How Art Relates to Oscar Wilde’s The Picture of Dorian GrayOscar Wilde’s The Picture of Dorian Gray is a novel about a young,
handsome, and vain man who has his portrait painted, and impulsively wishes
that he could forever remain just as handsome as he is in the painting — that the
painting would age instead of him. He gets his wish in a most eerie way; as, with
passing years, he becomes increasingly dissolute and evil, while the changes
that one would expect to appear on his face are reflected in the portrait instead.

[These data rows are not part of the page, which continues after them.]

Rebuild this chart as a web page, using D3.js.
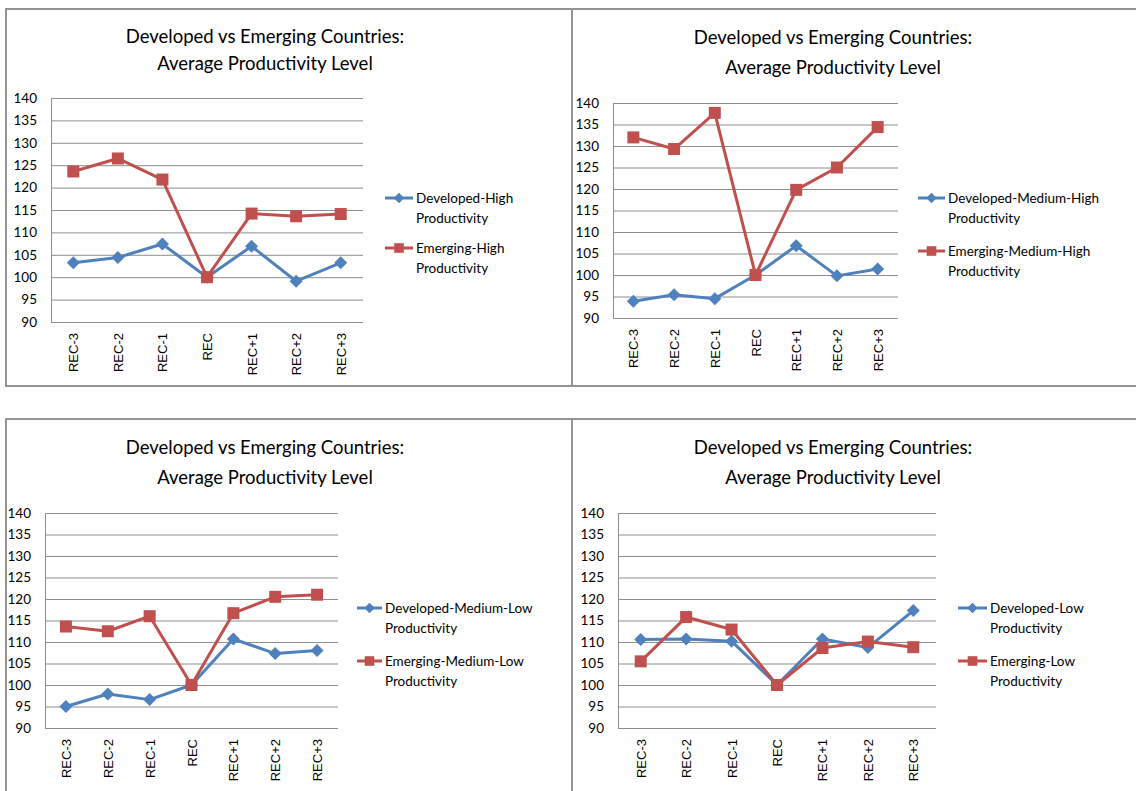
<!DOCTYPE html>
<html>
<head>
<meta charset="utf-8">
<script src="https://cdn.jsdelivr.net/npm/d3@7"></script>
<style>
  body { margin: 0; background: #fff; }
  svg { display: block; }
  .title { font-family: Lato, "Open Sans", sans-serif; font-size: 18.5px; fill: #000; }
  .ylab text { font-family: Lato, sans-serif; font-size: 13.5px; fill: #000; }
  .xlab text { font-family: "Liberation Sans", Arial, sans-serif; font-size: 13px; fill: #000; }
  .legend text { font-family: Lato, sans-serif; font-size: 13.5px; fill: #000; }
</style>
</head>
<body>
<svg width="1136" height="791"></svg>
<script>
 //chart values
var categories = ['REC-3', 'REC-2', 'REC-1', 'REC', 'REC+1', 'REC+2', 'REC+3'];
var yTicks = [90, 95, 100, 105, 110, 115, 120, 125, 130, 135, 140];
var titleLines = ['Developed vs Emerging Countries:', 'Average Productivity Level'];

var devHigh = [103.2, 104.4, 107.4, 100, 106.9, 99.1, 103.2],
    emgHigh = [123.6, 126.5, 121.8, 100, 114.2, 113.6, 114.1];
var devMedHigh = [93.9, 95.4, 94.5, 100, 106.8, 99.8, 101.4],
    emgMedHigh = [132.0, 129.3, 137.7, 100, 119.8, 125.0, 134.4];
var devMedLow = [95.0, 97.9, 96.6, 100, 110.7, 107.3, 108.0],
    emgMedLow = [113.6, 112.5, 116.0, 100, 116.7, 120.5, 121.0];
var devLow = [110.6, 110.7, 110.2, 100, 110.7, 108.7, 117.3],
    emgLow = [105.5, 115.8, 112.9, 100, 108.6, 110.1, 108.8];

var devNames = ['Developed-High', 'Developed-Medium-High', 'Developed-Medium-Low', 'Developed-Low'],
    emgNames = ['Emerging-High', 'Emerging-Medium-High', 'Emerging-Medium-Low', 'Emerging-Low'];

var BLUE = '#4F81BD', RED = '#C0504D', GRID = '#8e8e8e';

 //where each panel sits on the page
var layout = [
  { box: [6, 9, 572, 386], plot: [51, 98, 363, 322], tx: 265, ty: 37, tgap: 27, lx: 385, lw: 28, ly: 198, lgap: 50 },
  { box: [572, 9, 1145, 386], plot: [613, 103, 898, 318], tx: 833, ty: 38, tgap: 30, lx: 918, lw: 27, ly: 198, lgap: 53 },
  { box: [6, 419, 572, 800], plot: [45, 513, 338, 728], tx: 265, ty: 448, tgap: 30, lx: 357, lw: 25, ly: 608, lgap: 53 },
  { box: [572, 419, 1145, 800], plot: [618, 513, 936, 728], tx: 833, ty: 448, tgap: 30, lx: 958, lw: 29, ly: 608, lgap: 53 }
];
var devSeries = [devHigh, devMedHigh, devMedLow, devLow],
    emgSeries = [emgHigh, emgMedHigh, emgMedLow, emgLow];

var root = d3.select('svg');

layout.forEach(function(L, i) {
  var g = root.append('g');
  var b = L.box, p = L.plot;

  g.append('rect')
    .attr('x', b[0]).attr('y', b[1])
    .attr('width', b[2] - b[0]).attr('height', b[3] - b[1])
    .attr('fill', 'none').attr('stroke', '#939393').attr('stroke-width', 2);

  var t = g.append('text').attr('class', 'title').attr('text-anchor', 'middle');
  titleLines.forEach(function(s, k) {
    t.append('tspan').attr('x', L.tx).attr('y', L.ty + k * L.tgap).attr('dy', '0.35em').text(s);
  });

  var x = d3.scalePoint().domain(categories).range([p[0], p[2]]).padding(0.5),
      y = d3.scaleLinear().domain([90, 140]).range([p[3], p[1]]);

   //gridlines + y labels
  var ya = g.append('g').attr('class', 'ylab')
    .attr('transform', 'translate(' + p[0] + ',0)')
    .call(d3.axisLeft(y).tickValues(yTicks).tickSize(-(p[2] - p[0])).tickPadding(14).tickFormat(d3.format('d')));
  ya.select('.domain').remove();
  ya.selectAll('line').attr('stroke', GRID);

  g.append('line')
    .attr('x1', p[0] + 0.5).attr('x2', p[0] + 0.5)
    .attr('y1', p[1]).attr('y2', p[3])
    .attr('stroke', GRID);

  var xa = g.append('g').attr('class', 'xlab')
    .attr('transform', 'translate(0,' + p[3] + ')')
    .call(d3.axisBottom(x).tickSize(0));
  xa.select('.domain').remove();
  xa.selectAll('text')
    .attr('text-anchor', 'end')
    .attr('transform', 'rotate(-90)')
    .attr('x', -11).attr('y', 0).attr('dy', '0.35em');

  var line = d3.line()
    .x(function(d, k) { return x(categories[k]); })
    .y(function(d) { return y(d); });

  var series = [
    { vals: devSeries[i], color: BLUE, shape: 'diamond', name: devNames[i] },
    { vals: emgSeries[i], color: RED, shape: 'square', name: emgNames[i] }
  ];

  series.forEach(function(s, k) {
    g.append('path')
      .datum(s.vals)
      .attr('d', line)
      .attr('fill', 'none')
      .attr('stroke', s.color)
      .attr('stroke-width', 3)
      .attr('stroke-linejoin', 'round');

    g.selectAll('.m' + k)
      .data(s.vals)
      .enter()
      .append('path')
      .attr('d', marker(s.shape, 1))
      .attr('transform', function(d, j) { return 'translate(' + x(categories[j]) + ',' + y(d) + ')'; })
      .attr('fill', s.color);

     //legend
    var ly = L.ly + k * L.lgap;
    var lg = g.append('g').attr('class', 'legend');
    lg.append('line')
      .attr('x1', L.lx).attr('x2', L.lx + L.lw)
      .attr('y1', ly).attr('y2', ly)
      .attr('stroke', s.color).attr('stroke-width', 3);
    lg.append('path')
      .attr('d', marker(s.shape, 0.8))
      .attr('transform', 'translate(' + (L.lx + L.lw / 2) + ',' + ly + ')')
      .attr('fill', s.color);
    var lt = lg.append('text');
    lt.append('tspan').attr('x', L.lx + L.lw + 3).attr('y', ly).attr('dy', '0.35em').text(s.name);
    lt.append('tspan').attr('x', L.lx + L.lw + 3).attr('y', ly + 20).attr('dy', '0.35em').text('Productivity');
  });
});

function marker(shape, k) {
  if (shape === 'square') {
    var h = 6 * k;
    return 'M' + (-h) + ',' + (-h) + 'H' + h + 'V' + h + 'H' + (-h) + 'Z';
  }
  var r = 6.5 * k;
  return 'M0,' + (-r) + 'L' + r + ',0L0,' + r + 'L' + (-r) + ',0Z';
}
</script>
</body>
</html>
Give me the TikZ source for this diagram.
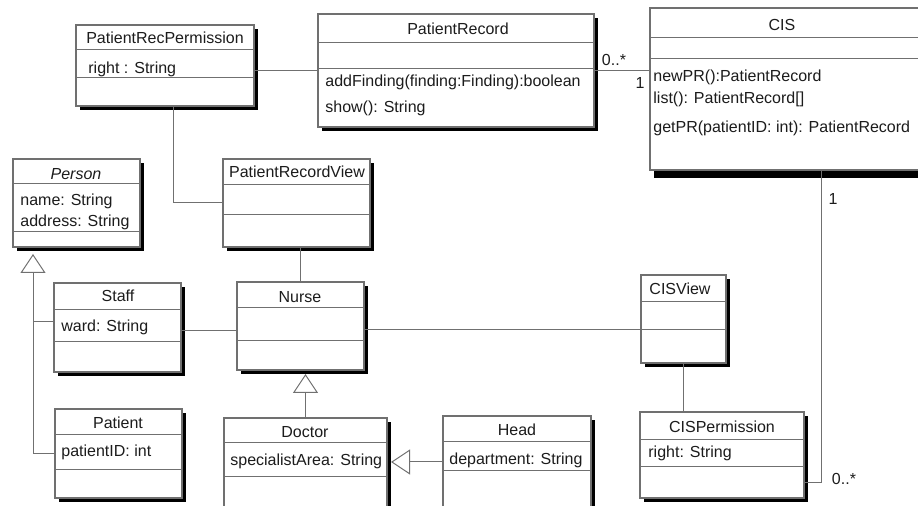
\documentclass[tikz,border=0pt]{standalone}
\usepackage{fontspec}
\setmainfont{Liberation Sans}
\usetikzlibrary{arrows.meta, fit, shadows}
\definecolor{edgegray}{RGB}{112,112,112}
\definecolor{inkcolor}{RGB}{28,28,28}

\begin{document}
\begin{tikzpicture}[
    x=0.5pt, y=-0.5pt,
    cls/.style={rectangle, draw=edgegray, fill=white, line width=0.6pt, inner sep=0pt, outer sep=0pt,
        drop shadow={shadow xshift=2pt, shadow yshift=-2pt, fill=black, opacity=1}},
    sep/.style={draw=edgegray, line width=0.5pt},
    ttl/.style={font=\fontsize{8}{9}\selectfont, text=inkcolor, inner sep=0pt},
    attr/.style={ttl, anchor=west},
    link/.style={draw=edgegray, line width=0.5pt},
    inh/.style={link, -{Triangle[open, length=9.5pt, width=12.5pt]}},
]
    \useasboundingbox (0,0) rectangle (918,506);
    \clip (0,0) rectangle (918,506);

    % Class boxes: name/left/top/right/bottom/first sep/second sep
    \foreach \n/\l/\t/\r/\b/\sa/\sb in {
        prp/76/25/254/106/50/78,
        pr/318/14/594/127/43/69,
        person/13/159/140/247/184/232,
        prv/223/159/370/247/185/215,
        staff/54/283/181/372/310/342,
        nurse/237/282/364/370/308/341,
        patient/55/409/182/498/435/470,
        doctor/224/418/387/508/443/477,
        head/443/416/591/508/442/471,
        cisv/641/275/726/363/302/330,
        cisp/640/412/804/498/440/467} {
        \node[cls, fit={(\l,\t) (\r,\b)}] (\n) {};
        \draw[sep] (\l,\sa) -- (\r,\sa);
        \draw[sep] (\l,\sb) -- (\r,\sb);
    }
    % CIS runs past the right edge and has a heavier shadow
    \node[cls, drop shadow={shadow xshift=2pt, shadow yshift=-4pt, fill=black, opacity=1},
        fit={(650,8) (992,170)}] (cis) {};
    \draw[sep] (650,38) -- (992,38);
    \draw[sep] (650,59) -- (992,59);

    % Names and members
    \node[ttl] (prp-t) at (165,38) {PatientRecPermission};
    \node[attr] (prp-a) at (88,69) {right : String};

    \node[ttl] (pr-t) at (458,29) {PatientRecord};
    \node[attr] (pr-o1) at (325,82) {addFinding(finding:Finding):boolean};
    \node[attr] (pr-o2) at (325,108) {show(): String};

    \node[ttl] (cis-t) at (782,25) {CIS};
    \node[attr] (cis-o1) at (653,77) {newPR():PatientRecord};
    \node[attr] (cis-o2) at (653,99) {list(): PatientRecord[]};
    \node[attr] (cis-o3) at (653,128) {getPR(patientID: int): PatientRecord};

    \node[ttl] (person-t) at (76,174) {\itshape Person};
    \node[attr] (person-a1) at (20,201) {name: String};
    \node[attr] (person-a2) at (20,222) {address: String};

    \node[ttl] (prv-t) at (297,172) {PatientRecordView};
    \node[ttl] (nurse-t) at (300,297) {Nurse};

    \node[ttl] (staff-t) at (118,296) {Staff};
    \node[attr] (staff-a) at (61,327) {ward: String};

    \node[ttl] (patient-t) at (118,423) {Patient};
    \node[attr] (patient-a) at (61,452) {patientID: int};

    \node[ttl] (doctor-t) at (305,432) {Doctor};
    \node[attr] (doctor-a) at (230,461) {specialistArea: String};

    \node[ttl] (head-t) at (517,430) {Head};
    \node[attr] (head-a) at (449,460) {department: String};

    \node[ttl] (cisv-t) at (680,289) {CISView};

    \node[ttl] (cisp-t) at (722,427) {CISPermission};
    \node[attr] (cisp-a) at (648,453) {right: String};

    % Associations
    \draw[link] (prp.east |- pr.west) -- (pr.west);
    \draw[link] (pr.east) -- (pr.east -| cis.west);
    \draw[link] ([xshift=4pt]prp.south) |- (prv.west);
    \draw[link] (nurse.north) -- (nurse.north |- prv.south);
    \draw[link] ([yshift=-1.5pt]staff.east) -- ([yshift=-1.5pt]staff.east -| nurse.west);
    \draw[link] ([yshift=-2pt]nurse.east) -- ([yshift=-2pt]nurse.east -| cisv.west);
    \draw[link] (cisv.south) -- (cisv.south |- cisp.north);
    \draw[link] ([yshift=-14pt]cisp.east) -| (cis.south);

    % Generalisations
    \coordinate (pa) at ([xshift=10pt, yshift=-3.5pt]person.south west);
    \draw[inh] (patient.west) -| (pa);
    \draw[link] ([yshift=3pt]staff.west) -- ([yshift=3pt]staff.west -| pa);
    \draw[inh] (doctor.north) -- ([yshift=-2pt]doctor.north |- nurse.south);
    \draw[inh] (head.west) -- ([xshift=2pt]head.west -| doctor.east);

    % Multiplicities
    \node[ttl] (m-pr) at (614,60) {0..*};
    \node[ttl] (m-cis) at (640,83) {1};
    \node[ttl] (m-cis2) at (833,199) {1};
    \node[ttl] (m-cisp) at (844,479) {0..*};
\end{tikzpicture}
\end{document}
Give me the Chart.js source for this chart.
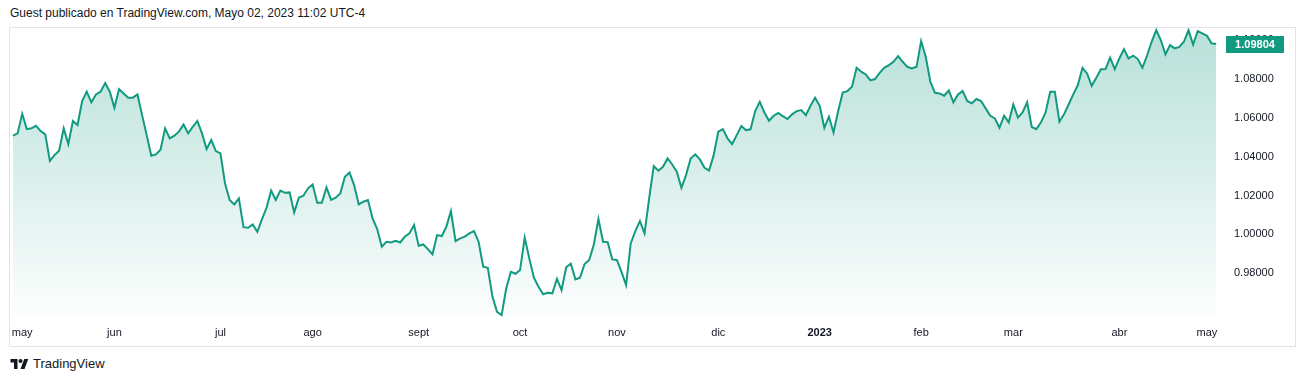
<!DOCTYPE html>
<html>
<head>
<meta charset="utf-8">
<script src="https://cdn.jsdelivr.net/npm/chart.js@4.4.0/dist/chart.umd.min.js"></script>
<style>
  html, body { margin: 0; padding: 0; background: #fff; }
  body { width: 1304px; height: 382px; position: relative; overflow: hidden; font-family: "Liberation Sans", Arial, sans-serif; }
  #title { position: absolute; left: 10px; top: 6px; font-size: 12px; color: #131722; white-space: nowrap; }
  #frame { position: absolute; left: 9px; top: 27px; width: 1287px; height: 320px; border: 1px solid #e0e3eb; box-sizing: border-box; }
  #box { position: absolute; left: 10px; top: 28px; width: 1284px; height: 317px; }
  #logo { position: absolute; left: 10px; top: 356px; display: flex; align-items: center; font-size: 13px; color: #131722; }
  #logo svg { margin-right: 4px; }
</style>
</head>
<body>
<div id="title">Guest publicado en TradingView.com, Mayo 02, 2023 11:02 UTC-4</div>
<div id="frame"></div>
<div id="box"><canvas id="chart"></canvas></div>
<div id="logo">
  <svg width="19" height="14" viewBox="0 0 36 28"><path d="M14 24H7V11H0V4h14v20z" fill="#131722"/><circle cx="20" cy="8" r="4" fill="#131722"/><path d="M28 24h-8l7.5-20h8L28 24z" fill="#131722"/></svg>
  <span>TradingView</span>
</div>
<script>
// EUR/USD cierres diarios, may 2022 - may 2023
var prices = [
  1.0508,1.0520,1.0621,1.0542,1.0546,1.0559,1.0532,1.0515,1.0378,1.0408,1.0431,1.0546,1.0465,1.0584,1.0563,1.0687,1.0735,1.0680,1.0721,1.0735,1.0779,1.0735,1.0652,1.0748,1.0726,1.0704,1.0704,1.0721,1.0614,1.0511,1.0405,1.0412,1.0436,
  1.0546,1.0494,1.0508,1.0529,1.0566,1.0520,1.0554,1.0584,1.0520,1.0439,1.0486,1.0429,1.0417,1.0262,1.0177,1.0154,1.0185,1.0037,1.0034,1.0051,1.0013,1.0077,1.0137,1.0225,1.0177,1.0225,1.0214,1.0216,1.0113,1.0189,1.0199,1.0237,
  1.0257,1.0163,1.0163,1.0242,1.0178,1.0189,1.0211,1.0297,1.0319,1.0254,1.0154,1.0168,1.0177,1.0082,1.0027,0.9936,0.9962,0.9958,0.9967,0.9958,0.9988,1.0005,1.0048,0.9941,0.9948,0.9924,0.9897,0.9996,0.9991,1.0039,1.0120,0.9965,0.9979,
  0.9988,1.0005,1.0017,0.9962,0.9833,0.9828,0.9679,0.9601,0.9584,0.9722,0.9807,0.9797,0.9816,0.9983,0.9876,0.9777,0.9730,0.9691,0.9699,0.9696,0.9770,0.9713,0.9830,0.9849,0.9768,0.9777,0.9847,0.9868,0.9948,1.0079,0.9962,0.9960,
  0.9871,0.9868,0.9807,0.9739,0.9953,1.0017,1.0068,1.0005,1.0185,1.0352,1.0328,1.0348,1.0391,1.0360,1.0323,1.0240,1.0305,1.0391,1.0412,1.0386,1.0343,1.0329,1.0408,1.0529,1.0542,1.0494,1.0465,1.0511,1.0558,1.0537,1.0541,1.0635,
  1.0683,1.0628,1.0585,1.0611,1.0625,1.0609,1.0594,1.0618,1.0635,1.0640,1.0614,1.0662,1.0704,1.0662,1.0549,1.0606,1.0525,1.0635,1.0731,1.0738,1.0760,1.0858,1.0838,1.0824,1.0793,1.0800,1.0832,1.0858,1.0872,1.0889,1.0918,1.0889,1.0863,
  1.0855,1.0863,1.0996,1.0915,1.0786,1.0729,1.0726,1.0714,1.0741,1.0680,1.0721,1.0738,1.0687,1.0675,1.0697,1.0687,1.0649,1.0611,1.0597,1.0549,1.0611,1.0577,1.0669,1.0601,1.0628,1.0680,1.0553,1.0542,1.0577,1.0628,1.0735,1.0735,1.0580,
  1.0618,1.0669,1.0721,1.0769,1.0858,1.0829,1.0765,1.0807,1.0850,1.0851,1.0910,1.0851,1.0906,1.0954,1.0906,1.0920,1.0903,1.0858,1.0920,1.0992,1.1052,1.1001,1.0927,1.0975,1.0958,1.0966,1.0992,1.1052,1.0978,1.1047,1.1035,1.1023,1.0984,1.09804
];
var monthNames = ['may','jun','jul','ago','sept','oct','nov','dic','2023','feb','mar','abr','may'];
var monthIdx = [2, 22, 45, 65, 88, 110, 131, 153, 175, 197, 217, 240, 259];
var priceTicks = [0.98, 1.00, 1.02, 1.04, 1.06, 1.08, 1.10];

var green = '#129a80';

var lastTag = {
  id: 'lastTag',
  afterDraw: function(chart) {
    var c = chart.ctx, a = chart.chartArea;
    var last = prices[prices.length - 1];
    var y = chart.scales.y.getPixelForValue(last);
    c.save();
    c.fillStyle = green;
    c.fillRect(a.right + 8, Math.round(y) - 8, 58, 17);
    c.fillStyle = '#fff';
    c.font = 'bold 11px "Liberation Sans", Arial, sans-serif';
    c.textAlign = 'center';
    c.textBaseline = 'middle';
    c.fillText(last.toFixed(5), a.right + 37, Math.round(y) + 0.5);
    c.restore();
  }
};

var ctx = document.getElementById('chart').getContext('2d');
var myChart = new Chart(ctx, {
  type: 'line',
  data: {
    datasets: [{
      data: prices.map(function(v, i) { return { x: i, y: v }; }),
      borderColor: green,
      borderWidth: 2,
      pointRadius: 0,
      tension: 0,
      fill: 'start',
      backgroundColor: function(context) {
        var a = context.chart.chartArea;
        if (!a) return 'rgba(18,154,128,0.2)';
        var g = context.chart.ctx.createLinearGradient(0, a.top, 0, a.bottom);
        g.addColorStop(0, 'rgba(18,154,128,0.30)');
        g.addColorStop(1, 'rgba(18,154,128,0.01)');
        return g;
      }
    }]
  },
  options: {
    responsive: true,
    maintainAspectRatio: false,
    animation: false,
    layout: { padding: 0 },
    plugins: { legend: { display: false }, tooltip: { enabled: false } },
    scales: {
      x: {
        type: 'linear',
        min: -0.65,
        max: 261.4,
        grid: { display: false, drawTicks: false },
        border: { display: false },
        afterBuildTicks: function(s) { s.ticks = monthIdx.map(function(v) { return { value: v }; }); },
        afterFit: function(s) { s.height = 27; s.paddingLeft = 0; s.paddingRight = 0; },
        ticks: {
          autoSkip: false,
          maxRotation: 0,
          padding: 8,
          color: '#131722',
          font: function(c) { return { family: '"Liberation Sans", Arial, sans-serif', size: 11, weight: c.index === 8 ? 'bold' : 'normal' }; },
          callback: function(v, i) { return monthNames[i]; }
        }
      },
      y: {
        position: 'right',
        min: 0.9569,
        max: 1.1063,
        grid: { display: false, drawTicks: false },
        border: { display: false },
        afterBuildTicks: function(s) { s.ticks = priceTicks.map(function(v) { return { value: v }; }); },
        afterFit: function(s) { s.width = 76; s.paddingTop = 0; s.paddingBottom = 0; },
        ticks: {
          padding: 16,
          color: '#131722',
          font: { family: '"Liberation Sans", Arial, sans-serif', size: 11 },
          callback: function(v) { return v.toFixed(5); }
        }
      }
    }
  },
  plugins: [lastTag]
});
</script>
</body>
</html>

What this book is about, clearly, is feelings and appearances becoming real. This
motif is echoed and re-echoed throughout the book. Early in the novel, Sir Henry
Wotten — a cynical hedonist — gives Dorian a book about people who tried to
experience everything, both good and evil, and Dorian decides to try it; in other
words, he models his life after a work of art. The fact that Dorian’s one female
love is an actress — a person who wears masks and pretends to be someone she
is not — reinforces this motif. When she reveals herself to be real, his repugnance
for her is so overwhelming that it reaches out like an evil spirit and kills her;
Dorian therefore murdered Sybil as surely as he would murder Basil later on.
We tell small children that their feelings are not actions and therefore have
no repercussions of their own, but deep in our psyches we know this is not so.